Tubelight is third in the line of the Great Salman Khan Image Cleansing Project, after Bajrangi Bhaijaan and Sultan; Kabir Khan being the mastermind behind all three. We followed Salman as the South Indian archetype 'mass hero' for more than a decade - the violent thug who is really a cop or an economically corrupt, morally sound small-town police officer or a bodyguard or even the super spy belonging to the Research & Analysis Wing. Since Bajrangi Bhaijaan, we have the kind-hearted Salman who possesses the physique of a wrestler but the mind of a non-cynical, harmless 10-year-old. Or he is a real wrestler gone sideways trying to find himself in both professional and personal life. You cannot fault these Khans for the people they are. You root for them. You want them to win, not because they smash the brains out of a terrorist or a gangster, but because if they win, good wins. The continuing saga and philosophy of the Great Salman Khan Image Cleansing Project.

Cast: Salman Khan, Zhu Zhu, Sohail Khan
Director: Kabir Khan

But in that regard, Tubelight is dull. It's almost lifeless and nothing moves. The word yakeen - trust or faith - is used a lot, but one gets the feeling that the makers had no trust or faith in their script (screenplay credited to Kabir Khan and Parveez Shaika). Everyone seems disinterested.
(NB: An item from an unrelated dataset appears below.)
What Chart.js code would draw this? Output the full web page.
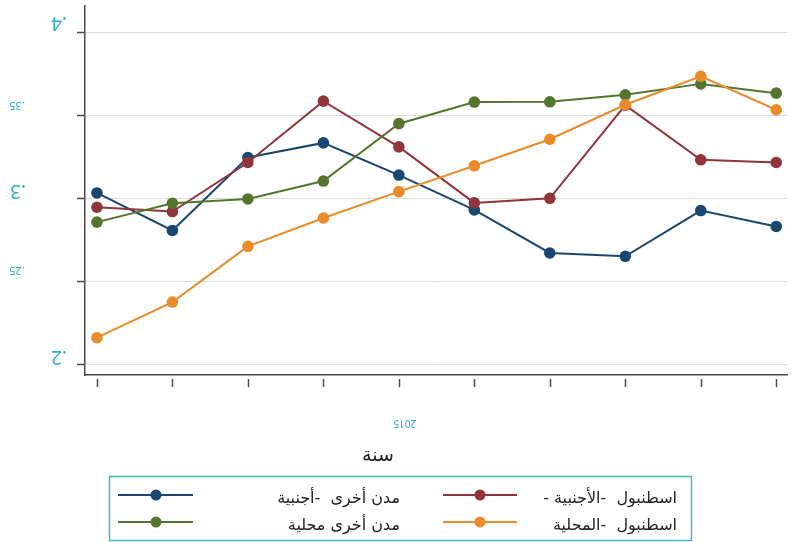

Tubelight also cannot decide if it wants to be a film about brotherhood or about Lakshman's coming of age (if you watch the film, you'll chuckle at this line. Trust me.) or friendship. Kabir Khan is a director who can tap into the prevailing political atmosphere and pull something interesting out of the hat. But in Tubelight, they remain as ideas and the execution never takes it to the level of Bajrani Bhaijaan. He wants to talk about forced patriotism, the thrusting of Indianness or nationalism, racism and immigrants. But he is not able to muster the forces that would package these into a coherent film that's both eye-opening and entertaining. It's as if Tubelight is bristling with ideas and people are chanting jal ja, jal ja (like the kids who bully Lakshman chant) but it just refuses to switch on. At one point, Tubelight becomes an ELI5 (Explain Like I'm Five) on Gandhi's philosophies. The difference, of course, is that Salman Khan actually plays a 5-year-old trapped inside an adult (It's curious that his condition is never defined, explained, or its history tracked. The makers want you to believe that this is just how Salman Khan of Tubelight is). It's not a bad idea but we already have a film that did it better - Lage Raho Munna Bhai. And let's face it - Kabir Khan may well have borrowed from Rajkumar Hirani's school for Bajrangi Bhaijaan, but can lightning strike twice?

Tubelight feels inconsequential at every step and we are also forced to brave what is possibly Salman's worst performance in recent times. Not to mention that the other Khan, Shah Rukh, cannot catch a break. Even for a special appearance, he has chosen the least promising Salman Khan film. Zhu Zhu and Mohammed Zeeshan Ayub comprise a spirited presence albeit belonging to different ends of the spectrum. A performer like Ayub deserves better and should be seen in greater works already. The same, maybe with lesser yakeen, is applicable for Kabir Khan. The template has run its course.